The hatred was reignited during that great period of rugby league division, Super League. Parramatta stayed firm with the ARL. Canterbury looked to the future with Super League. But not all of Canterbury. International stars Jim Dymock, Dean Pay, Jarrod McCracken and Jason Smith were all lured to Parramatta and after a period of court action, actually went. The fury at Belmore lives on to this day and only sought to escalate an already intense rivalry.
It was after the game was reunited that the Bulldogs landed the return blow. Parramatta led the Bulldogs 20-4 with eleven minutes on the clock in the 1998 semi-final series but blew it to lose 32-20 in extra-time. It is considered one of the greatest comebacks of all-time and set in motion the theory that Parramatta could not win when it counted.
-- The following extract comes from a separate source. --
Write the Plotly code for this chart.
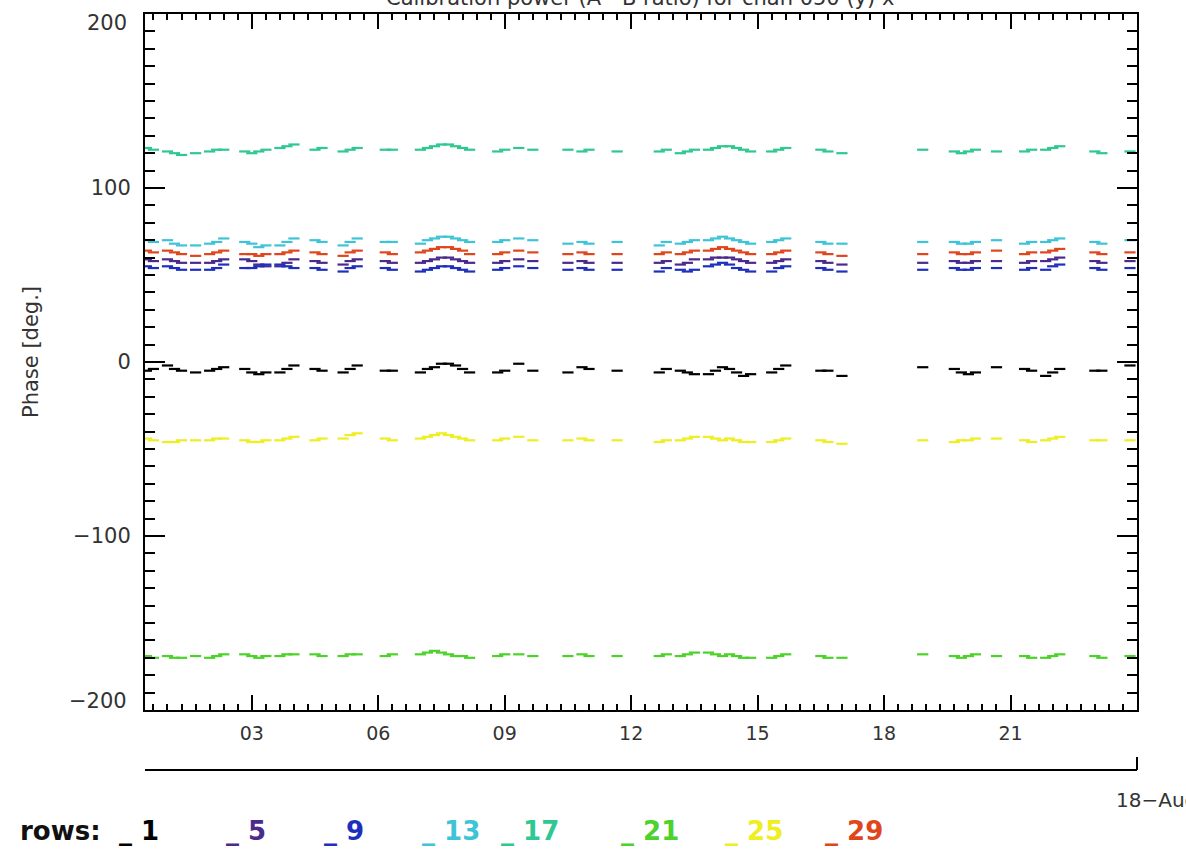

For the first time since then, the Bulldogs and the Eels will go at it in a final. If anything, that last encounter has only fuelled the fire. But these days the names are not Lamb and Mortimer and Kenny and Sterling. They are Sonny Bill Williams and Nathan Hindmarsh, Willie Mason and Nathan Cayless, Reni Maitua and Feleti Mateo, Brent Sherwin and Tim Smith, Luke Patten and Jarryd Hayne. Though the names are different, the colours are the same and so is the passion. This game will be as intense as any over the last decade with what fate will surely bestow a classic finale.
I wouldn’t miss this one for the world.